=== Short task ===
From the first line of the listing below to the line with "(bus) at (458,175);", print each line exactly, and nothing more. Leave out the pictures.

━━━ Data shown

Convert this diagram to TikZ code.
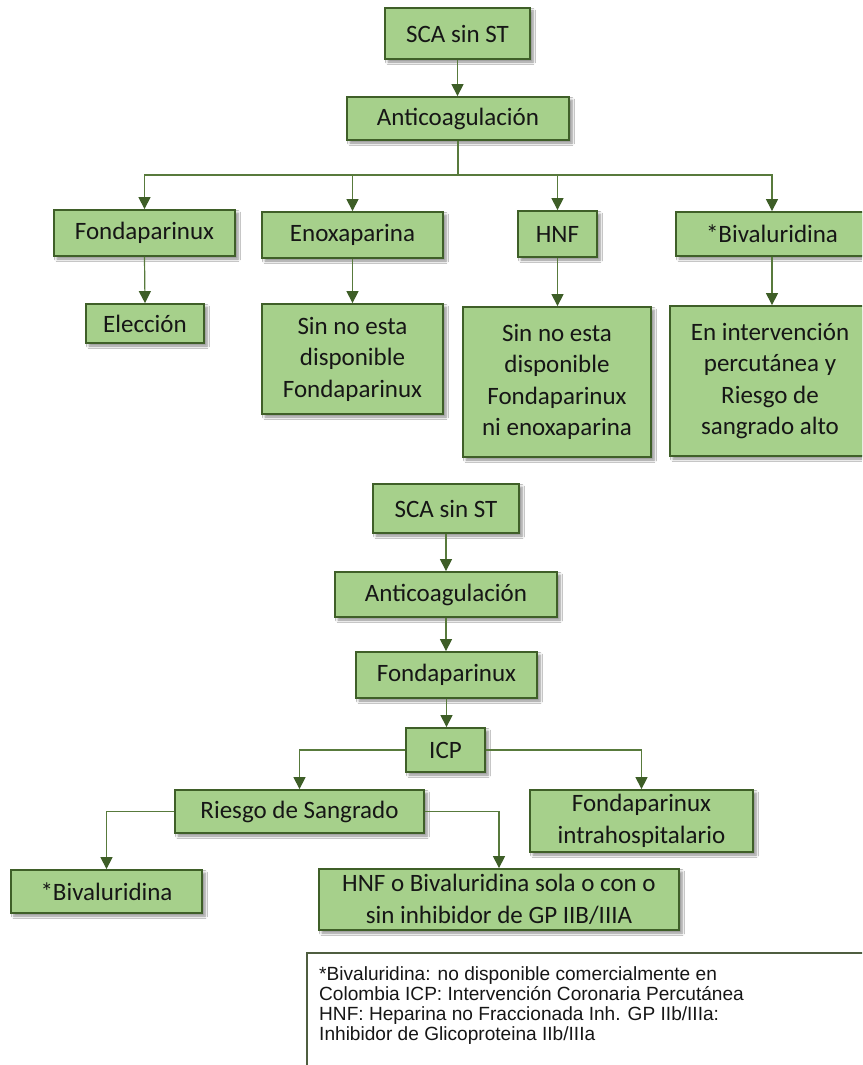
\documentclass[tikz,border=0pt]{standalone}
\usepackage{fontspec}
\setmainfont{Carlito}
\newfontfamily\legendfont{Liberation Sans}
\usetikzlibrary{arrows.meta,shadows.blur}

\definecolor{boxfill}{HTML}{A6D08B}
\definecolor{boxline}{HTML}{3F5F28}
\definecolor{connline}{HTML}{587A3C}
\definecolor{tipcol}{HTML}{3E5E27}
\definecolor{inktext}{HTML}{161616}
\definecolor{legendline}{HTML}{4F5E40}

\tikzset{
  flowbox/.style={draw=boxline, line width=1.8pt, fill=boxfill, text=inktext,
    inner sep=0pt, align=center,
    font=\fontsize{25}{31.5}\selectfont,
    blur shadow={shadow xshift=3pt, shadow yshift=-3pt, shadow blur steps=6,
      shadow blur radius=2.5pt, shadow opacity=45}},
  conn/.style={draw=connline, line width=1.2pt,
    -{Triangle[width=12pt,length=12pt,color=tipcol]}},
  plain/.style={draw=connline, line width=1.2pt},
  legendframe/.style={draw=legendline, line width=1.6pt, fill=white,
    minimum width=600pt, minimum height=160pt, anchor=north west},
  legendtext/.style={anchor=north west, align=left, inner sep=0pt, text=inktext,
    font=\legendfont\fontsize{19.1}{20.1}\selectfont}
}

\begin{document}
\begin{tikzpicture}[x=1pt,y=-1pt]
\clip (0,0) rectangle (862,1065);
\fill[white] (0,0) rectangle (862,1065);

% ---------- first chart ----------
\node[flowbox, minimum width=145pt, minimum height=51pt] (sca1) at (457.5,33.5) {SCA sin ST};
\node[flowbox, minimum width=222pt, minimum height=43pt] (anti1) at (458,118.5) {Anticoagulación};
\coordinate (bus) at (458,175);

\node[flowbox, minimum width=181pt, minimum height=46pt] (fonda1) at (144.5,233) {Fondaparinux};
\node[flowbox, minimum width=181pt, minimum height=46pt] (enox) at (352.5,235) {Enoxaparina};
\node[flowbox, minimum width=79pt, minimum height=46pt] (hnf1) at (557.5,234) {HNF};
\node[flowbox, minimum width=192pt, minimum height=44pt] (biv1) at (772,234) {*Bivaluridina};

\node[flowbox, minimum width=118pt, minimum height=39pt] (elec) at (145,323.5) {Elección};
\node[flowbox, minimum width=181pt, minimum height=110pt] (enoxc) at (352.5,359) {Sin no esta\\disponible\\Fondaparinux};
\node[flowbox, minimum width=188pt, minimum height=150pt] (hnfc) at (557,382) {Sin no esta\\disponible\\Fondaparinux\\ni enoxaparina};
\node[flowbox, minimum width=200pt, minimum height=150pt] (bivc) at (770,381) {En intervención\\percutánea y\\Riesgo de\\sangrado alto};

\draw[conn] (sca1.south) -- (sca1.south |- anti1.north);
\draw[plain] (anti1.south) -- (bus);
\draw[conn] (bus) -| (fonda1.north);
\draw[conn] (bus) -| (enox.north);
\draw[conn] (bus) -| (hnf1.north);
\draw[conn] (bus) -| (biv1.north);
\draw[conn] (fonda1.south) -- (elec.north);
\draw[conn] (enox.south) -- (enoxc.north);
\draw[conn] (hnf1.south) -- (hnf1.south |- hnfc.north);
\draw[conn] (biv1.south) -- (biv1.south |- bivc.north);

% ---------- second chart ----------
\node[flowbox, minimum width=146pt, minimum height=49pt] (sca2) at (446,508.5) {SCA sin ST};
\node[flowbox, minimum width=222pt, minimum height=45pt] (anti2) at (446,594.5) {Anticoagulación};
\node[flowbox, minimum width=181pt, minimum height=46pt] (fonda2) at (446.5,675) {Fondaparinux};
\node[flowbox, minimum width=79pt, minimum height=44pt] (icp) at (445.5,750) {ICP};
\node[flowbox, minimum width=249pt, minimum height=43pt] (riesgo) at (299.5,811.5) {Riesgo de Sangrado};
\node[flowbox, minimum width=223pt, minimum height=62pt] (fintra) at (641.5,821) {Fondaparinux\\intrahospitalario};
\node[flowbox, minimum width=191pt, minimum height=43pt] (biv2) at (106.5,891.5) {*Bivaluridina};
\node[flowbox, minimum width=360pt, minimum height=61pt] (hnfo) at (499,899.5) {HNF o Bivaluridina sola o con o\\sin inhibidor de GP IIB/IIIA};

\draw[conn] (sca2.south) -- (sca2.south |- anti2.north);
\draw[conn] (anti2.south) -- (anti2.south |- fonda2.north);
\draw[conn] (fonda2.south) -- (fonda2.south |- icp.north);
\draw[conn] (icp.west) -| (riesgo.north);
\draw[conn] (icp.east) -| (fintra.north);
\draw[conn] (riesgo.west) -| (biv2.north);
\draw[conn] (riesgo.east) -| (hnfo.north);

% ---------- abbreviations ----------
\node[legendframe] (legend) at (306,952) {};
\node[legendtext] (legendbody) at (319,966) {*Bivaluridina: no disponible comercialmente en\\
Colombia ICP: Intervención Coronaria Percutánea\\
HNF: Heparina no Fraccionada Inh. GP IIb/IIIa:\\
Inhibidor de Glicoproteina IIb/IIIa};
\end{tikzpicture}
\end{document}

━━━━━━

=== Output below ===
Convert this diagram to TikZ code.
\documentclass[tikz,border=0pt]{standalone}
\usepackage{fontspec}
\setmainfont{Carlito}
\newfontfamily\legendfont{Liberation Sans}
\usetikzlibrary{arrows.meta,shadows.blur}

\definecolor{boxfill}{HTML}{A6D08B}
\definecolor{boxline}{HTML}{3F5F28}
\definecolor{connline}{HTML}{587A3C}
\definecolor{tipcol}{HTML}{3E5E27}
\definecolor{inktext}{HTML}{161616}
\definecolor{legendline}{HTML}{4F5E40}

\tikzset{
  flowbox/.style={draw=boxline, line width=1.8pt, fill=boxfill, text=inktext,
    inner sep=0pt, align=center,
    font=\fontsize{25}{31.5}\selectfont,
    blur shadow={shadow xshift=3pt, shadow yshift=-3pt, shadow blur steps=6,
      shadow blur radius=2.5pt, shadow opacity=45}},
  conn/.style={draw=connline, line width=1.2pt,
    -{Triangle[width=12pt,length=12pt,color=tipcol]}},
  plain/.style={draw=connline, line width=1.2pt},
  legendframe/.style={draw=legendline, line width=1.6pt, fill=white,
    minimum width=600pt, minimum height=160pt, anchor=north west},
  legendtext/.style={anchor=north west, align=left, inner sep=0pt, text=inktext,
    font=\legendfont\fontsize{19.1}{20.1}\selectfont}
}

\begin{document}
\begin{tikzpicture}[x=1pt,y=-1pt]
\clip (0,0) rectangle (862,1065);
\fill[white] (0,0) rectangle (862,1065);

% ---------- first chart ----------
\node[flowbox, minimum width=145pt, minimum height=51pt] (sca1) at (457.5,33.5) {SCA sin ST};
\node[flowbox, minimum width=222pt, minimum height=43pt] (anti1) at (458,118.5) {Anticoagulación};
\coordinate (bus) at (458,175);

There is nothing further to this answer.